When I started writing this post a few weeks ago, I was spending the day finishing up Wuthering Heights for one of my prelim exams. This wasn’t my first time slogging through the moors between Thrushcross Grange and the Heights, but the story felt different from my first reading; so different, in fact, that I’ve been puzzling over how much a book’s influence over you can change in just a few years. Some texts have a perennial, positive influence on their readers. Jane Eyre does this for me, and so does Chaim Potok’s The Chosen. But Wuthering Heights felt like a completely different novel this time around. As afraid as I am to admit this, there’s something terrifying about allowing these characters—especially the wildly intense Cathy and Heathcliff—to influence you.

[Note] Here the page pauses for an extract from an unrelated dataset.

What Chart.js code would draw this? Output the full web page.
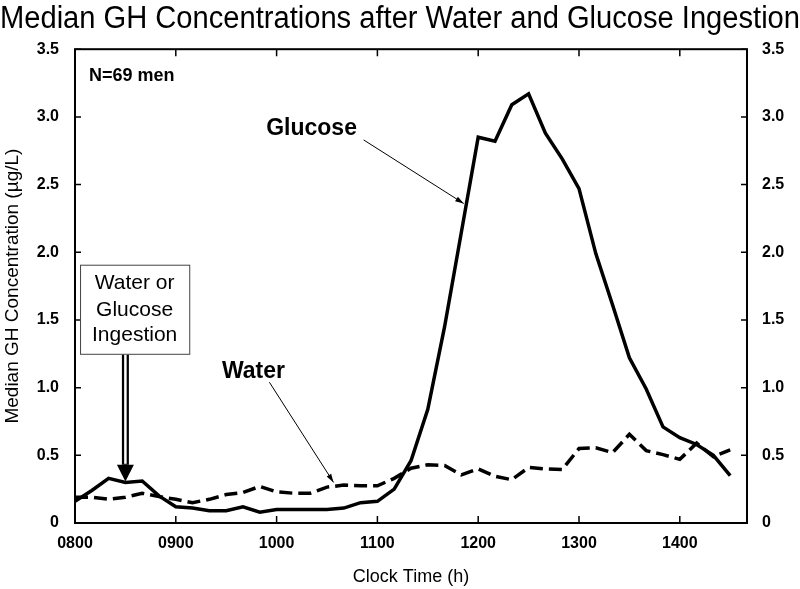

I have nothing against living intensely. In fact, I agree with writer Elizabeth Drew’s sentiments when she claims, “The test of literature is, I suppose, whether we ourselves live more intensely for the reading of it.” To live intensely is to feel all the feelings and notice all the rhythms of death and rebirth that make up a thoughtful life on this planet. This is the same thing Sir Philip Sidney says in the sixteenth-century when, in the Defense of Poesy, he argues that literature makes virtue so beautiful that we can’t help but be moved to virtue ourselves. Living intensely is a rich, powerful goal. But if I were to teach Wuthering Heights tomorrow, I couldn’t help but frame the discussion around these sorts of questions: What are the limits of living intensely? At what point does our intensity cross the line?

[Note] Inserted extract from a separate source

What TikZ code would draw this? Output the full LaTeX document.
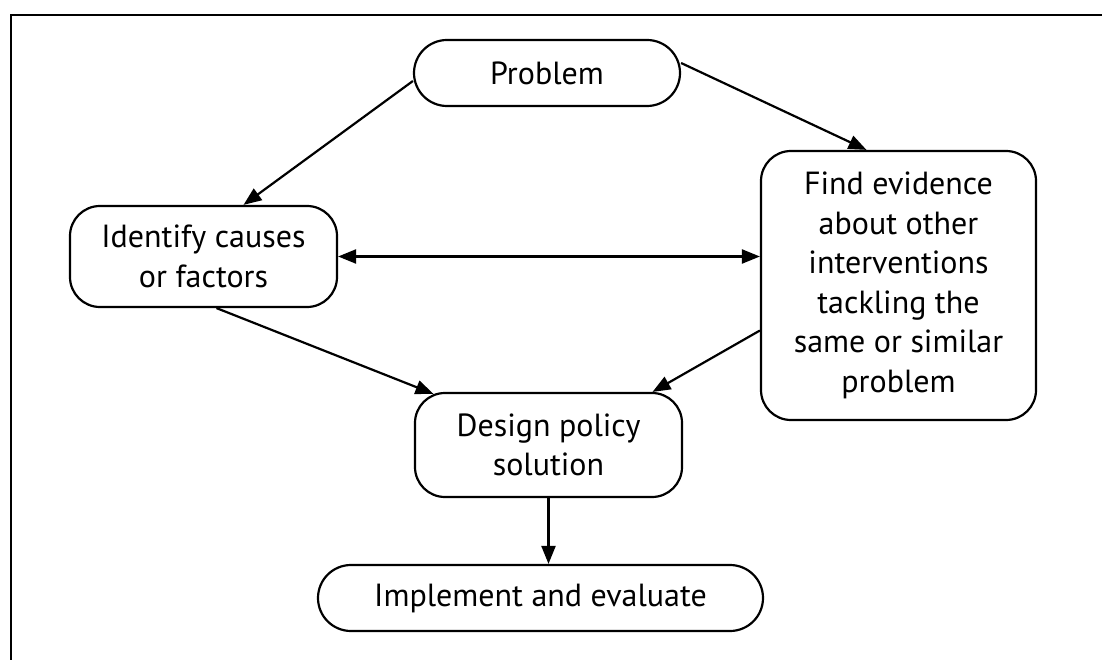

A friend of mine in college used to love to tell the story of how much she hated Wuthering Heights when she read it in high school. “I don’t want to read a book about awful people,” she would say. “Don’t you think the whole relationship between Cathy and Heathcliff is selfish and deranged? How is this even considered ‘great literature’?” I didn’t want to tell her that I thought her complaint (i.e. compelling characters are often the most deranged) was the whole point of why the novel has remained so important in the canon of English literature, but I understood her point. Our romantic leads in the novel are awful and selfish—they live so intensely that they block out the whole world for the sake of reveling in their own strange fantasies, and they don’t seem too concerned with what they destroy in their wake.
Cathy’s famous admission of love for Heathcliff (which she confides to her housekeeper, Ellen) smacks of the intensity my friend criticized:
“If all else perished, and he remained, I should still continue to be; and, if all else remained, and he were annihilated, the Universe would turn to a mighty stranger. I should not seem a part of it. My love for Linton is like the foliage in the woods. Time will change it, I’m well aware, as winter changes the trees—my love for Heathcliff resembles the eternal rocks beneath—a source of little visible delight, but necessary. Nelly, I am Heathcliff—he’s always, always in my mind—not as a pleasure, any more than I am always a pleasure to myself—but as my own being…” (Wuthering Heights 73, Oxford World’s Classics Edition)
My friend would say that Cathy’s problem is her inability to view her love for Heathcliff in practical terms. I bet she would call her (with good reason) excessively melodramatic. And that Cathy is. But I’m not sure the message of the novel is that intensity is bad. I wonder, actually, if the message is that intensity is enviable, especially when things go well. After all, Wuthering Heights invites the suspicion that Cathy and Heathcliff’s intensity would only flourish if they could comfortably and happily marry. We envy their attachment, even though the novel makes the relationship fail. (Or does it? That’s another question…)
The frame narrative of the novel—those ongoing conversations between Ellen Dean and Mr. Lockwood that essentially tell the story—only makes the intensity seem more exaggerated. Ellen and Lockwood are paragons of moderation and carefulness; they are anything but reckless, and they certainly aren’t “intense.” But when I finished up re-reading this novel a few weeks ago, I remembered that no one really wants to grow up to be Ellen. She’s virtuous, yes, but not necessarily exciting. And Mr. Lockwood is hardly an in-demand gentleman caller. Intensity is attractive for most readers of Wuthering Heights, and, even though things go poorly for Cathy and Heathcliff, their intensity is still an enviable quality of their love for each other.
So, here are a few mid-week English teacher questions for you: What are the limits of living intensely? How much is too much, especially in an excessively dramatic novel like Wuthering Heights?